When the police chief of Seattle, Washington, resigned in the wake of the aborted Word Trade Organization summit in that city in December, 1999, the Los Angeles Times reported the story this way:
SEATTLE – Police Chief Norm Stamper said Tuesday that he will step down, a week after his outnumbered officers watched helplessly as mobs of World Trade Organization protesters rampaged through downtown Seattle – leaving behind $19 million in damage and lost retail sales.
This single paragraph neatly encapsulates the misinformation that befouled mainstream media reports of the Seattle protests. According to eyewitness accounts, no mobs rampaged through city streets, and police certainly didn’t stand by helplessly.
A handful of anarchists, unconnected to the main protest organizers, targeted McDonald’s and Starbucks outlets for vandalism. Police responded, not by rounding up the hoodlums, but by attacking peaceful protesters and innocent bystanders with truncheons, rubber bullets, and tear gas. This police riot caused most of the damage.
The severe security preparations for this weekend’s FTAA summit in Quebec City – a 3.8-kilometre concrete-and-chain-link fence; 6,000 police, some of them equipped with Arwen 37 anti-riot guns that fire plastic bullets; 600 prisoners moved to make room for expected arrests – make violence a near certainty.

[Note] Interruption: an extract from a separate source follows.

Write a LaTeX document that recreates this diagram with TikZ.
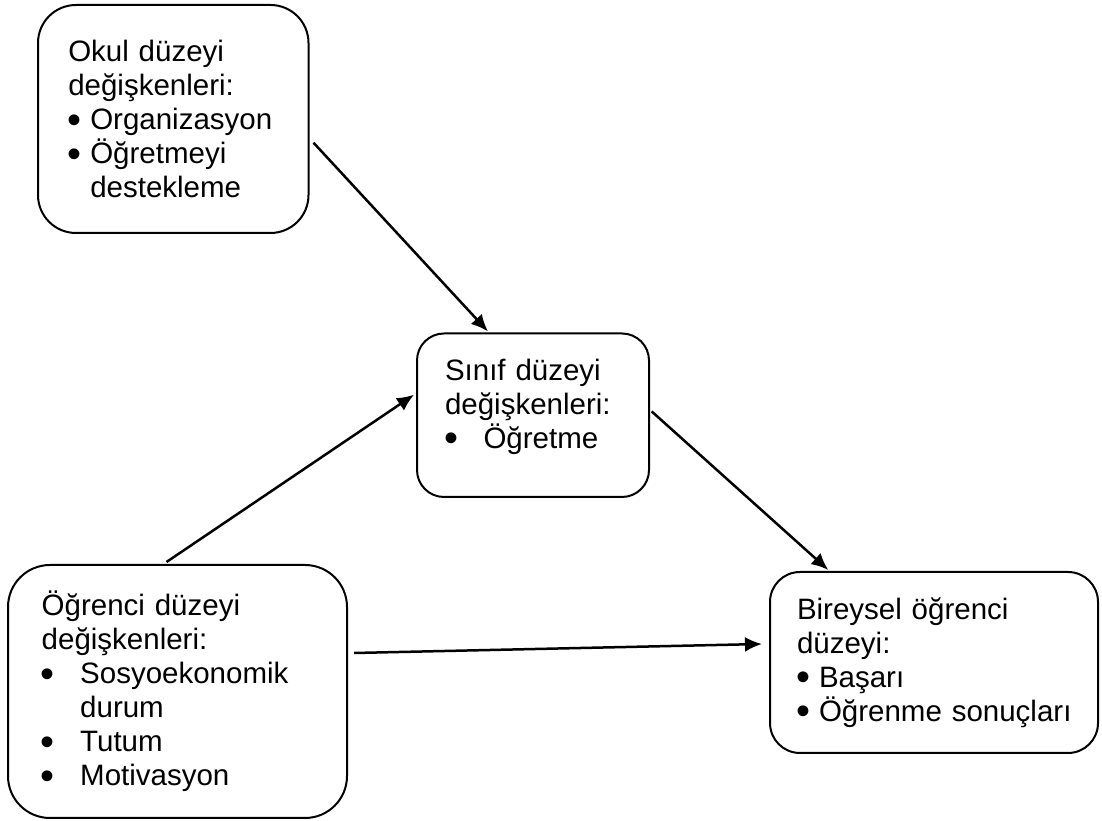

There’s no reason to expect mainstream media to cover this weekend’s protest and any ensuing police violence more accurately than they did in Seattle.
Canada’s major newspapers – the National Post, The Globe and Mail, the Southam chain (of which the Daily News is a member) – have unreservedly bought into the neo-Liberal free trade agenda. Canadian Press and CBC News aren’t far behind.
Their reports rarely treat criticism of free trade agreements seriously. They parody the critiques as mindlessly anti-trade, which they demonstrably are not, and then vacillate between mocking and demonizing the protesters.
Last weekend’s edition of the National Post carried a two-page spread by a young reporter sent “undercover” for three months to observe protest preparations. As far as I know, the only secret connected with the Free Trade Area of the Americas Agreement is the precise nature of the limits to sovereignty Canada will be committing to when it signs. No National Post reporter has gone undercover for three minutes to ferret out the text.
The false claim that reporters must go undercover to report on protest preparations – preparations that seem wholly transparent – imputes a sinister quality to those who oppose the agreement, and paves the way for blaming any violence on the protesters.
The resulting story, topped by a half-page spread on appropriate fashion for Quebec City protesters, duly noted the unshaven armpits of female protesters and warned of “military strategy” dreamed up at protest “boot camps.”
The Daily News didn’t do much better, running a Southam story Tuesday headed, “Militant fashion will be crucial for summit protests in Quebec – Dress an important factor for facing well-armed, experienced authorities.” Why bother explaining people’s ideas when you can make fun of their clothes?
So where can people get the other side of the story this weekend?
- The spirited online newsletter Straight Goods (Slogan: Saving you money, Protecting your rights, Untangling spin) will provide daily analysis by publisher Ish Theilheimer, veteran lefty Mel Watkins, and a half dozen reporters and columnists on its FTAA page.
- Activist Judy Rebick’s new online publication rabble.ca – a co-venture of the Canadian Centre for Policy Alternatives and the Centre for Social Justice, with financial support from the Atkinson Foundation – debuts today. It will carry daily reports on the summit by Rebick, an inside-the-summit diary by a Quebec City resident who lives inside the security zone, and numerous links to web pages for and against the FTAA deal.
- Dalhousie’s student radio station, CKDU, 97.5 FM, which devoted an entire day of programming to the free trade debate yesterday, will have one reporter inside the security zone and at least eight among the protesters outside the fence. They’ll be filing unscheduled reports throughout the week, with extended coverage on the station’s daily newscast, The Evening Affair, weekdays from 5 to 6 pm.
The Internet offers a host of FTAA critiques unfiltered by the mainstream media.
- The Council of Canadians has numerous links including a report on the FTAA by Maude Barlow. Protest Net carries another Barlow piece.
- The People’s Summit Web page, Stop the FTAA, and a20 serve as semi-official sites for the anti-FTAA protest.
- An outfit called Operations Salami offers a feminist critique of the free trade movement. Or check out the Associations for Progressive Communications and the Institute for Global Communications.